-- START DATASET CONTENT --
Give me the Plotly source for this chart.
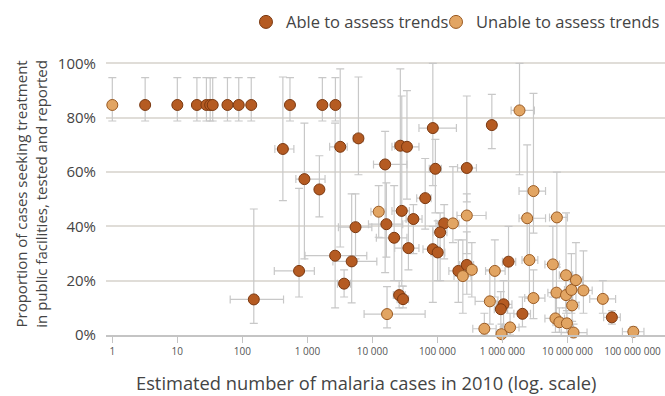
import plotly.graph_objects as go

# ---------------- data ----------------
# Able to assess trends
able_cases = [3.2, 10, 20, 28, 32, 35, 59, 88, 137, 540, 1700, 2700,
              420, 900, 1530, 745, 150, 2670, 3670, 3200, 4800, 5500, 6100,
              15700, 16400, 21600, 25800, 29600, 26900, 28300, 34000, 35800,
              42700, 64900, 85000, 85000, 101000, 127000, 110000, 93000,
              283000, 210000, 283000, 687000, 1240000, 1040000, 945000,
              2030000, 48200000]
able_pct = [84.7, 84.7, 84.7, 84.7, 84.7, 84.7, 84.7, 84.7, 84.7, 84.7, 84.7, 84.7,
            68.5, 57.4, 53.6, 23.6, 13.1, 29.2, 18.9, 69.3, 27.1, 39.7, 72.4,
            62.8, 40.8, 35.8, 14.7, 13.2, 69.7, 45.7, 69.3, 32.0,
            42.7, 50.4, 76.2, 31.6, 30.4, 41.1, 37.8, 61.2,
            61.5, 23.6, 25.8, 77.3, 27.0, 11.3, 9.5,
            7.8, 6.5]
able_pct_lo = [78.8] * 12 + [49.5, 28, 43.5, 14, 4.3, 10, 14, 32.4, 11.8, 28, 59,
                             23, 28.7, 20, 10, 10, 45, 18, 50, 24,
                             30, 39, 55, 12, 20, 28, 20, 45,
                             49, 12, 15, 68.6, 10, 3, 2,
                             3, 4]
able_pct_hi = [94.8] * 12 + [95, 78, 66, 54, 46.4, 78, 24, 98, 52, 52, 95,
                             75, 56, 55, 20, 18, 98, 88, 90, 42,
                             48, 65, 100, 40, 42, 48, 45, 72,
                             88, 35, 38, 88.6, 40, 20, 16,
                             14, 9]
able_cases_lo = [3.2, 10, 20, 28, 32, 35, 59, 88, 137, 540, 1700, 2700,
                 316, 665, 1350, 310, 65, 920, 2900, 2200, 2470, 3000, 5100,
                 10400, 8700, 11500, 21000, 24000, 22000, 20000, 20000, 22000,
                 33000, 48000, 52000, 60000, 80000, 95000, 85000, 75000,
                 204000, 150000, 220000, 600000, 1000000, 800000, 750000,
                 1500000, 36000000]
able_cases_hi = [3.2, 10, 20, 28, 32, 35, 59, 88, 137, 540, 1700, 2700,
                 620, 1870, 1750, 1280, 430, 8200, 4600, 4100, 11700, 9800, 7200,
                 34000, 29300, 34000, 32000, 36000, 33000, 37000, 52000, 52000,
                 58000, 80000, 196000, 110000, 130000, 170000, 140000, 115000,
                 398000, 300000, 360000, 800000, 1600000, 1400000, 1200000,
                 2700000, 65000000]

# Unable to assess trends
unable_cases = [1, 12500, 16800, 173000, 246000, 283000, 338000, 527000, 640000,
                764000, 966000, 1310000, 1830000, 2400000, 2600000, 3000000,
                3000000, 5960000, 6530000, 6870000, 6770000, 7500000, 9500000,
                9500000, 9800000, 11500000, 11800000, 12400000, 13500000,
                17600000, 35000000, 103000000]
unable_pct = [84.7, 45.4, 7.7, 41.1, 21.7, 44.0, 24.0, 2.3, 12.4,
              23.6, 0.3, 2.8, 82.7, 43.0, 27.6, 53.0,
              13.6, 26.0, 6.1, 43.3, 15.6, 4.7, 22.0,
              14.7, 4.3, 16.6, 10.9, 0.9, 20.2,
              16.4, 13.3, 1.2]
unable_pct_lo = [78.8, 36, 2.6, 34, 8, 30, 14, 0, 4,
                 14, 0, 0, 59, 28, 14, 37.5,
                 6, 14, 1, 25, 6, 1, 10,
                 8, 1, 8, 5, 0, 12,
                 8, 8, 0]
unable_pct_hi = [94.8, 55, 17.8, 62, 35, 52, 34, 8, 24,
                 35, 4, 8, 100, 70, 42, 89,
                 24, 40, 14, 60, 26, 10, 45,
                 22, 9, 30, 18, 4, 34,
                 31, 20, 3]
unable_cases_lo = [1, 9500, 7450, 140000, 180000, 200000, 230000, 350000, 380000,
                   550000, 800000, 1000000, 1360000, 1800000, 2000000, 1800000,
                   2200000, 4500000, 4500000, 5300000, 5000000, 6000000, 7500000,
                   7500000, 8000000, 9000000, 9500000, 8000000, 11000000,
                   13000000, 22000000, 70000000]
unable_cases_hi = [1, 16000, 64700, 215000, 330000, 560000, 400000, 800000, 850000,
                   1100000, 1200000, 1800000, 3100000, 4600000, 3500000, 4600000,
                   4500000, 7500000, 9000000, 10000000, 9000000, 9500000, 12000000,
                   12000000, 12000000, 15000000, 15000000, 20000000, 17000000,
                   24000000, 55000000, 150000000]

x_tick_vals = [1, 10, 100, 1000, 10000, 100000, 1000000, 10000000, 100000000]
x_tick_text = ["1", "10", "100", "1 000", "10 000", "100 000", "1 000 000",
               "10 000 000", "100 000 000"]
y_tick_vals = [0, 20, 40, 60, 80, 100]
y_tick_text = ["0%", "20%", "40%", "60%", "80%", "100%"]

# ---------------- figure ----------------
FONT = "Open Sans"
DARK = "#b55b22"
DARK_LINE = "#7a3810"
LIGHT = "#e2a563"
LIGHT_LINE = "#9a5a22"
ERR = "#c8c8c8"

all_x = able_cases + unable_cases
all_y = able_pct + unable_pct
all_ylo = able_pct_lo + unable_pct_lo
all_yhi = able_pct_hi + unable_pct_hi
all_xlo = able_cases_lo + unable_cases_lo
all_xhi = able_cases_hi + unable_cases_hi

fig = go.Figure()

# error bars first (behind all markers)
fig.add_trace(go.Scatter(
    x=all_x, y=all_y, mode="markers",
    marker=dict(size=1, opacity=0),
    error_y=dict(type="data", symmetric=False,
                 array=[h - v for h, v in zip(all_yhi, all_y)],
                 arrayminus=[v - l for l, v in zip(all_ylo, all_y)],
                 color=ERR, thickness=1.2, width=4),
    error_x=dict(type="data", symmetric=False,
                 array=[h - v for h, v in zip(all_xhi, all_x)],
                 arrayminus=[v - l for l, v in zip(all_xlo, all_x)],
                 color=ERR, thickness=1.2, width=4),
    showlegend=False, hoverinfo="skip", cliponaxis=False,
))

fig.add_trace(go.Scatter(
    x=able_cases, y=able_pct, mode="markers", name="Able to assess trends",
    marker=dict(size=11, color=DARK, line=dict(color=DARK_LINE, width=1)),
    cliponaxis=False, showlegend=False,
))
fig.add_trace(go.Scatter(
    x=unable_cases, y=unable_pct, mode="markers", name="Unable to assess trends",
    marker=dict(size=11, color=LIGHT, line=dict(color=LIGHT_LINE, width=1)),
    cliponaxis=False, showlegend=False,
))

# legend entries (larger symbols, as in the reference)
fig.add_trace(go.Scatter(
    x=[None], y=[None], mode="markers", name="Able to assess trends",
    marker=dict(size=13, color=DARK, line=dict(color=DARK_LINE, width=1)),
    legend="legend",
))
fig.add_trace(go.Scatter(
    x=[None], y=[None], mode="markers", name="Unable to assess trends",
    marker=dict(size=13, color=LIGHT, line=dict(color=LIGHT_LINE, width=1)),
    legend="legend2",
))

leg_common = dict(orientation="h", yref="container", y=0.944, yanchor="middle",
                  xanchor="left", font=dict(size=16.5, color="#444444"),
                  itemsizing="trace", bgcolor="rgba(0,0,0,0)", itemwidth=30)

fig.update_layout(
    width=665, height=396,
    margin=dict(l=106, r=0, t=58, b=61),
    paper_bgcolor="white", plot_bgcolor="white",
    font=dict(family=FONT, color="#444444"),
    showlegend=True,
    legend=dict(x=0.2504, **leg_common),
    legend2=dict(x=0.5939, **leg_common),
    xaxis=dict(type="log", range=[-0.097, 8.50],
               tickvals=x_tick_vals, ticktext=x_tick_text,
               tickfont=dict(size=10, color="#555555"),
               showgrid=False, zeroline=False,
               showline=True, linecolor="#c4c4c4", linewidth=1.5,
               ticks="outside", ticklen=6, tickcolor="#c4c4c4", tickwidth=1),
    yaxis=dict(range=[0, 102], tickvals=y_tick_vals, ticktext=y_tick_text,
               tickfont=dict(size=15, color="#444444"),
               showgrid=True, gridcolor="#e0ddd8", gridwidth=1.5,
               zeroline=False, showline=False, ticks="",
               ticklabelstandoff=9),
    annotations=[
        dict(text="Estimated number of malaria cases in 2010 (log. scale)",
             xref="paper", yref="paper", x=0.465, y=-0.173,
             xanchor="center", yanchor="middle", showarrow=False,
             font=dict(size=18.3, color="#444444")),
        dict(text="Proportion of cases seeking treatment<br>in public facilities, tested and reported",
             xref="paper", yref="paper", x=-0.1735, y=0.51,
             xanchor="left", yanchor="middle", showarrow=False, textangle=-90,
             font=dict(size=15, color="#444444")),
    ],
)

fig.write_html("out.html", post_script="document.body.style.margin='0px';",
               config={"displayModeBar": False})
-- END DATASET CONTENT --
Repeat, exactly and in full, each line from the start of the data to the line that contains "import plotly.graph_objects as go". Pictures do not go in.

• WRITTEN RESPONSE
Give me the Plotly source for this chart.
import plotly.graph_objects as go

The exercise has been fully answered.